SUPPLIED MATERIAL:
>>>>>
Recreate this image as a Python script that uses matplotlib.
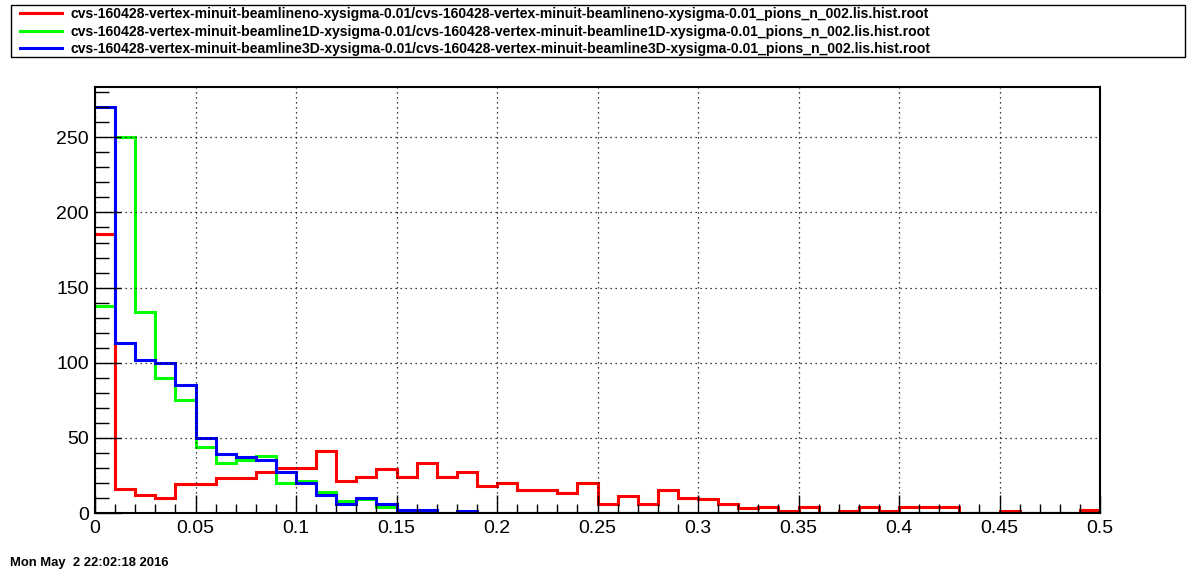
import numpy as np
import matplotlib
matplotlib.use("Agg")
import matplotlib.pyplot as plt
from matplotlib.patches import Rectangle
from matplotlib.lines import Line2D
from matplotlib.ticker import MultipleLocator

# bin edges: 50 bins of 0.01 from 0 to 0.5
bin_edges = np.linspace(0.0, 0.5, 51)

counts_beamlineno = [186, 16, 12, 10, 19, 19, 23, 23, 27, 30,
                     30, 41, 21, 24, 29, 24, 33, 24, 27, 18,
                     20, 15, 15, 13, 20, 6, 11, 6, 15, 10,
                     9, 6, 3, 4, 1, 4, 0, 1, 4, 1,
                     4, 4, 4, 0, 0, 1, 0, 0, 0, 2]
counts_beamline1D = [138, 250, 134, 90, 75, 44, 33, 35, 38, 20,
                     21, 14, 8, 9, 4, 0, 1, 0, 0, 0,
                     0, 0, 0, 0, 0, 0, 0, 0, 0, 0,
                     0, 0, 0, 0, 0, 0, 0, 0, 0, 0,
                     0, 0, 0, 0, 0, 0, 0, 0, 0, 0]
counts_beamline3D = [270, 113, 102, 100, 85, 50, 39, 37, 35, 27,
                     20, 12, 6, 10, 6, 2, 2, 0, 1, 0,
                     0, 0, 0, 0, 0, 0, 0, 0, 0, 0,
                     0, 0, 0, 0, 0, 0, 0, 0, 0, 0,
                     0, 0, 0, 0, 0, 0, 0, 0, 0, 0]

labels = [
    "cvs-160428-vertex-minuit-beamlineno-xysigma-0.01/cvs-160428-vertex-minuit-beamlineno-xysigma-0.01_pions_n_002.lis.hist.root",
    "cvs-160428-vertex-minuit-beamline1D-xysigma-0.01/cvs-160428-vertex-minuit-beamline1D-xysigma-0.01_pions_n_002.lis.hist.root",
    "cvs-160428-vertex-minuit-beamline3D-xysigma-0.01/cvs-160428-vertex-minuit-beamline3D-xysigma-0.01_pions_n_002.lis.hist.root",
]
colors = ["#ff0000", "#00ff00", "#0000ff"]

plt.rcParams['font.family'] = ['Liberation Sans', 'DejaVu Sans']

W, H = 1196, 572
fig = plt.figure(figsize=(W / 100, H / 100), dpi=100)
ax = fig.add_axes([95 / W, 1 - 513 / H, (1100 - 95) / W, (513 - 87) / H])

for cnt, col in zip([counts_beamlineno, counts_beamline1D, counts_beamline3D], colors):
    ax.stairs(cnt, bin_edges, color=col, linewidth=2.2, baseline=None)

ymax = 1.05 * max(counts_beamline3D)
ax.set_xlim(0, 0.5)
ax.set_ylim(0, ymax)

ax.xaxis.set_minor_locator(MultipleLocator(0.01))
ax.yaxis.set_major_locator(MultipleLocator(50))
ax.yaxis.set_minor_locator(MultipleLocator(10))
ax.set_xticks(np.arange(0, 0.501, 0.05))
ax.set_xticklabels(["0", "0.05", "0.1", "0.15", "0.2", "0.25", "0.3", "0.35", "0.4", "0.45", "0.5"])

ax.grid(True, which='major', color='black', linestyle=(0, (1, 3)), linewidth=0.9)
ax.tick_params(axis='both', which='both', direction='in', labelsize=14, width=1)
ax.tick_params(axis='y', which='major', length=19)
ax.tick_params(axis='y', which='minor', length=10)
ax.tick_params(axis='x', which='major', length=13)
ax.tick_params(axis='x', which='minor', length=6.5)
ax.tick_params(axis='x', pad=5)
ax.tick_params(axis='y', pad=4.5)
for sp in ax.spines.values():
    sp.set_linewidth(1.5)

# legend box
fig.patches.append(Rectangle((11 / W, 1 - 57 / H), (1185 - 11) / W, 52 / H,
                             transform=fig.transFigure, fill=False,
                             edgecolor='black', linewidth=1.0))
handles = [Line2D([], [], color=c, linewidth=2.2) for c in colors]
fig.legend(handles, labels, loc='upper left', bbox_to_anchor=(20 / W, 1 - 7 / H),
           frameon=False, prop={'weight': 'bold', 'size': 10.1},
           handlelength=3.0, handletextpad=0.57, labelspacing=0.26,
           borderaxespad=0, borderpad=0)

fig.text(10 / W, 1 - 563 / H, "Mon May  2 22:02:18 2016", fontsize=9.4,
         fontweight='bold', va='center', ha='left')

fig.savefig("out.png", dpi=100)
<<<<<
JOB:
Transcribe the material exactly, keeping every word and none of the pictures.

SOLUTION TO THIS TASK:
Recreate this image as a Python script that uses matplotlib.
import numpy as np
import matplotlib
matplotlib.use("Agg")
import matplotlib.pyplot as plt
from matplotlib.patches import Rectangle
from matplotlib.lines import Line2D
from matplotlib.ticker import MultipleLocator

# bin edges: 50 bins of 0.01 from 0 to 0.5
bin_edges = np.linspace(0.0, 0.5, 51)

counts_beamlineno = [186, 16, 12, 10, 19, 19, 23, 23, 27, 30,
                     30, 41, 21, 24, 29, 24, 33, 24, 27, 18,
                     20, 15, 15, 13, 20, 6, 11, 6, 15, 10,
                     9, 6, 3, 4, 1, 4, 0, 1, 4, 1,
                     4, 4, 4, 0, 0, 1, 0, 0, 0, 2]
counts_beamline1D = [138, 250, 134, 90, 75, 44, 33, 35, 38, 20,
                     21, 14, 8, 9, 4, 0, 1, 0, 0, 0,
                     0, 0, 0, 0, 0, 0, 0, 0, 0, 0,
                     0, 0, 0, 0, 0, 0, 0, 0, 0, 0,
                     0, 0, 0, 0, 0, 0, 0, 0, 0, 0]
counts_beamline3D = [270, 113, 102, 100, 85, 50, 39, 37, 35, 27,
                     20, 12, 6, 10, 6, 2, 2, 0, 1, 0,
                     0, 0, 0, 0, 0, 0, 0, 0, 0, 0,
                     0, 0, 0, 0, 0, 0, 0, 0, 0, 0,
                     0, 0, 0, 0, 0, 0, 0, 0, 0, 0]

labels = [
    "cvs-160428-vertex-minuit-beamlineno-xysigma-0.01/cvs-160428-vertex-minuit-beamlineno-xysigma-0.01_pions_n_002.lis.hist.root",
    "cvs-160428-vertex-minuit-beamline1D-xysigma-0.01/cvs-160428-vertex-minuit-beamline1D-xysigma-0.01_pions_n_002.lis.hist.root",
    "cvs-160428-vertex-minuit-beamline3D-xysigma-0.01/cvs-160428-vertex-minuit-beamline3D-xysigma-0.01_pions_n_002.lis.hist.root",
]
colors = ["#ff0000", "#00ff00", "#0000ff"]

plt.rcParams['font.family'] = ['Liberation Sans', 'DejaVu Sans']

W, H = 1196, 572
fig = plt.figure(figsize=(W / 100, H / 100), dpi=100)
ax = fig.add_axes([95 / W, 1 - 513 / H, (1100 - 95) / W, (513 - 87) / H])

for cnt, col in zip([counts_beamlineno, counts_beamline1D, counts_beamline3D], colors):
    ax.stairs(cnt, bin_edges, color=col, linewidth=2.2, baseline=None)

ymax = 1.05 * max(counts_beamline3D)
ax.set_xlim(0, 0.5)
ax.set_ylim(0, ymax)

ax.xaxis.set_minor_locator(MultipleLocator(0.01))
ax.yaxis.set_major_locator(MultipleLocator(50))
ax.yaxis.set_minor_locator(MultipleLocator(10))
ax.set_xticks(np.arange(0, 0.501, 0.05))
ax.set_xticklabels(["0", "0.05", "0.1", "0.15", "0.2", "0.25", "0.3", "0.35", "0.4", "0.45", "0.5"])

ax.grid(True, which='major', color='black', linestyle=(0, (1, 3)), linewidth=0.9)
ax.tick_params(axis='both', which='both', direction='in', labelsize=14, width=1)
ax.tick_params(axis='y', which='major', length=19)
ax.tick_params(axis='y', which='minor', length=10)
ax.tick_params(axis='x', which='major', length=13)
ax.tick_params(axis='x', which='minor', length=6.5)
ax.tick_params(axis='x', pad=5)
ax.tick_params(axis='y', pad=4.5)
for sp in ax.spines.values():
    sp.set_linewidth(1.5)

# legend box
fig.patches.append(Rectangle((11 / W, 1 - 57 / H), (1185 - 11) / W, 52 / H,
                             transform=fig.transFigure, fill=False,
                             edgecolor='black', linewidth=1.0))
handles = [Line2D([], [], color=c, linewidth=2.2) for c in colors]
fig.legend(handles, labels, loc='upper left', bbox_to_anchor=(20 / W, 1 - 7 / H),
           frameon=False, prop={'weight': 'bold', 'size': 10.1},
           handlelength=3.0, handletextpad=0.57, labelspacing=0.26,
           borderaxespad=0, borderpad=0)

fig.text(10 / W, 1 - 563 / H, "Mon May  2 22:02:18 2016", fontsize=9.4,
         fontweight='bold', va='center', ha='left')

fig.savefig("out.png", dpi=100)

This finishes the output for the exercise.